**Exercise aim**.
Beneath this task is a listing. State how many of its lines include the string "chart", giving nothing but the number.
════════════════════
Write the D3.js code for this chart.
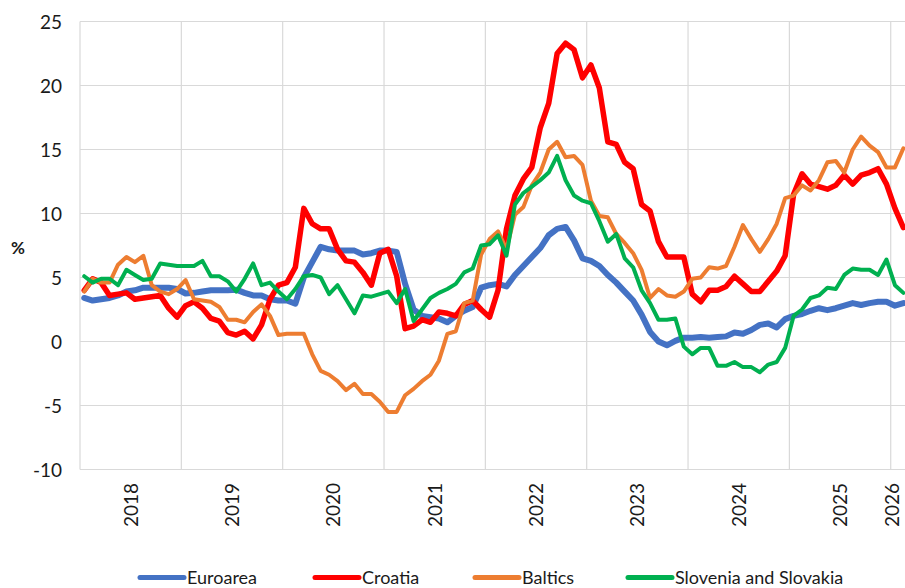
<!DOCTYPE html>
<html>
<head>
<meta charset="utf-8">
<script src="https://cdn.jsdelivr.net/npm/d3@7/dist/d3.min.js"></script>
<style>
  html, body { margin: 0; padding: 0; background: #fff; overflow: hidden; }
  svg { display: block; font-family: Lato, "Open Sans", sans-serif; }
</style>
</head>
<body>
<svg id="chart" width="905" height="588"></svg>
<script>
// Monthly series, Jan 2018 – Feb 2026 (%)
const startMonth = new Date(2018, 0, 1);
const endMonth = new Date(2026, 2, 1);
const yearLabels = ["2018", "2019", "2020", "2021", "2022", "2023", "2024", "2025", "2026"];
const yTicks = [-10, -5, 0, 5, 10, 15, 20, 25];
const seriesNames = ["Euroarea", "Croatia", "Baltics", "Slovenia and Slovakia"];
const seriesColors = ["#4472C4", "#FF0000", "#ED7D31", "#00B050"];

const euroarea = [
  3.4, 3.2, 3.3, 3.4, 3.6, 3.9, 4.0, 4.2, 4.2, 4.2, 4.2, 4.1,
  3.75, 3.8, 3.9, 4.0, 4.0, 4.0, 4.05, 3.8, 3.6, 3.6, 3.3, 3.2,
  3.2, 2.95, 5.0, 6.2, 7.4, 7.2, 7.1, 7.1, 7.1, 6.8, 6.9, 7.1,
  7.1, 7.0, 4.5, 2.5, 2.0, 1.9, 1.8, 1.5, 2.0, 2.4, 2.7, 4.2,
  4.4, 4.5, 4.3, 5.2, 5.9, 6.6, 7.3, 8.3, 8.8, 8.95, 7.9, 6.5,
  6.3, 5.9, 5.2, 4.6, 3.9, 3.2, 2.1, 0.75, 0.0, -0.3, 0.05, 0.3,
  0.3, 0.35, 0.3, 0.35, 0.4, 0.7, 0.6, 0.9, 1.3, 1.4, 1.1, 1.75,
  2.0, 2.15, 2.4, 2.6, 2.45, 2.6, 2.8, 3.0, 2.85, 3.0, 3.1, 3.1,
  2.8, 3.0
];
const croatia = [
  4.0, 4.9, 4.6, 3.6, 3.7, 3.8, 3.3, 3.4, 3.5, 3.6, 2.6, 1.9,
  2.8, 3.1, 2.6, 1.8, 1.6, 0.7, 0.5, 0.8, 0.2, 1.3, 3.3, 4.4,
  4.6, 5.8, 10.4, 9.2, 8.8, 8.8, 7.2, 6.3, 6.2, 5.4, 4.4, 6.9,
  7.2, 5.1, 1.0, 1.2, 1.7, 1.5, 2.3, 2.2, 2.0, 2.9, 3.2, 2.5,
  1.9, 4.0, 8.8, 11.4, 12.7, 13.6, 16.7, 18.6, 22.5, 23.3, 22.8, 20.6,
  21.6, 19.8, 15.6, 15.4, 14.0, 13.5, 10.7, 10.2, 7.8, 6.6, 6.6, 6.6,
  3.7, 3.1, 4.0, 4.0, 4.3, 5.1, 4.5, 3.9, 3.9, 4.7, 5.5, 6.7,
  11.5, 13.1, 12.3, 12.1, 11.9, 12.2, 13.0, 12.3, 13.0, 13.2, 13.5, 12.3,
  10.4, 8.9
];
const baltics = [
  3.9, 4.9, 4.6, 4.6, 6.0, 6.6, 6.2, 6.7, 4.4, 3.9, 3.7, 4.1,
  4.8, 3.3, 3.2, 3.1, 2.7, 1.7, 1.7, 1.5, 2.3, 2.9, 2.0, 0.5,
  0.6, 0.6, 0.6, -1.0, -2.3, -2.6, -3.1, -3.8, -3.3, -4.1, -4.1, -4.7,
  -5.5, -5.5, -4.2, -3.7, -3.1, -2.6, -1.5, 0.6, 0.8, 3.0, 3.2, 6.8,
  8.0, 8.6, 7.2, 9.9, 10.5, 12.2, 13.2, 15.0, 15.6, 14.4, 14.5, 13.8,
  11.0, 9.8, 9.7, 8.4, 7.7, 6.9, 5.6, 3.4, 4.1, 3.6, 3.5, 3.9,
  4.9, 5.0, 5.8, 5.7, 5.9, 7.4, 9.1, 8.0, 7.0, 8.0, 9.2, 11.2,
  11.4, 12.2, 11.8, 12.6, 14.0, 14.1, 13.2, 15.0, 16.0, 15.3, 14.8, 13.6,
  13.6, 15.1
];
const sloveniaSlovakia = [
  5.1, 4.6, 4.9, 4.9, 4.4, 5.6, 5.2, 4.8, 4.9, 6.1, 6.0, 5.9,
  5.9, 5.9, 6.3, 5.1, 5.1, 4.7, 3.9, 4.9, 6.1, 4.4, 4.6, 3.9,
  3.3, 4.1, 5.1, 5.2, 5.0, 3.7, 4.4, 3.3, 2.2, 3.6, 3.5, 3.7,
  3.9, 3.0, 4.1, 1.6, 2.5, 3.4, 3.8, 4.1, 4.5, 5.4, 5.7, 7.5,
  7.6, 8.3, 6.7, 10.7, 11.6, 12.1, 12.6, 13.2, 14.5, 12.6, 11.4, 11.0,
  10.8, 9.4, 7.8, 8.4, 6.5, 5.8, 4.0, 3.0, 1.7, 1.7, 1.8, -0.4,
  -1.0, -0.5, -0.5, -1.9, -1.9, -1.6, -2.0, -2.0, -2.4, -1.8, -1.6, -0.5,
  2.0, 2.5, 3.4, 3.6, 4.2, 4.1, 5.2, 5.7, 5.6, 5.6, 5.2, 6.4,
  4.4, 3.8
];

const seriesValues = [euroarea, croatia, baltics, sloveniaSlovakia];
const seriesWidths = [6, 5.5, 4, 4];

const months = d3.timeMonths(startMonth, endMonth);
const fmt = d3.timeFormat("%Y-%m");
const monthKeys = months.map(fmt);

const W = 905, H = 588;
const plot = { left: 80, top: 21.5, bottom: 469.5 };
const slot = 101.34 / 12;
const plotRight = plot.left + slot * monthKeys.length;

const svg = d3.select("#chart");
svg.append("rect").attr("width", W).attr("height", H).attr("fill", "#fff");

const x = d3.scaleBand().domain(monthKeys).range([plot.left, plotRight]).padding(0);
const y = d3.scaleLinear().domain([-10, 25]).range([plot.bottom, plot.top]);
const cx = k => x(k) + x.bandwidth() / 2;

// Horizontal gridlines
svg.append("g")
  .selectAll("line")
  .data(yTicks)
  .join("line")
  .attr("x1", plot.left).attr("x2", plotRight)
  .attr("y1", d => y(d)).attr("y2", d => y(d))
  .attr("stroke", "#d9d9d9").attr("stroke-width", 1.2);

// Vertical gridlines at each year start (and the left axis line)
const yearStarts = yearLabels.map(yl => yl + "-01");
svg.append("g")
  .selectAll("line")
  .data(yearStarts)
  .join("line")
  .attr("x1", d => x(d)).attr("x2", d => x(d))
  .attr("y1", plot.top).attr("y2", plot.bottom)
  .attr("stroke", "#d9d9d9").attr("stroke-width", 1.2);

// Y axis labels (plain hyphen for negatives)
const yAxis = d3.axisLeft(y).tickValues(yTicks).tickFormat(d => String(d)).tickSize(0).tickPadding(0);
const gy = svg.append("g").attr("transform", `translate(62,0)`).call(yAxis);
gy.select(".domain").remove();
gy.selectAll("text")
  .attr("font-family", "Lato, sans-serif")
  .attr("font-size", 19)
  .attr("fill", "#1a1a1a")
  .attr("dy", "0.36em");

svg.append("text")
  .attr("x", 18).attr("y", 248)
  .attr("text-anchor", "middle")
  .attr("dy", "0.36em")
  .attr("font-size", 17).attr("font-weight", "bold")
  .attr("fill", "#1a1a1a")
  .text("%");

// Year labels, rotated, centred in each year's visible span
const yearGroups = yearLabels.map(yl => {
  const keys = monthKeys.filter(k => k.startsWith(yl));
  const x0 = x(keys[0]);
  const x1 = x(keys[keys.length - 1]) + x.bandwidth();
  return { label: yl, mid: Math.min((x0 + x1) / 2, W - 12.5) };
});
svg.append("g")
  .selectAll("text")
  .data(yearGroups)
  .join("text")
  .attr("transform", d => `translate(${d.mid},483) rotate(-90)`)
  .attr("text-anchor", "end")
  .attr("dy", "0.36em")
  .attr("font-size", 19)
  .attr("fill", "#1a1a1a")
  .text(d => d.label);

// Series lines
const line = d3.line()
  .x((d, i) => cx(monthKeys[i]))
  .y(d => y(d));

svg.append("g")
  .selectAll("path")
  .data(seriesValues)
  .join("path")
  .attr("d", d => line(d))
  .attr("fill", "none")
  .attr("stroke", (d, i) => seriesColors[i])
  .attr("stroke-width", (d, i) => seriesWidths[i])
  .attr("stroke-linejoin", "round")
  .attr("stroke-linecap", "round");

// Legend
const legendX = [140, 315, 475, 628];
const legendY = 577.5;
const lg = svg.append("g")
  .selectAll("g")
  .data(seriesNames)
  .join("g")
  .attr("transform", (d, i) => `translate(${legendX[i]},${legendY})`);
lg.append("line")
  .attr("x1", 0).attr("x2", 44)
  .attr("stroke", (d, i) => seriesColors[i])
  .attr("stroke-width", 5)
  .attr("stroke-linecap", "round");
lg.append("text")
  .attr("x", 47)
  .attr("dy", "0.36em")
  .attr("font-size", 18)
  .attr("fill", "#1a1a1a")
  .text(d => d);
</script>
</body>
</html>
════════════════════
**Exercise response**.
3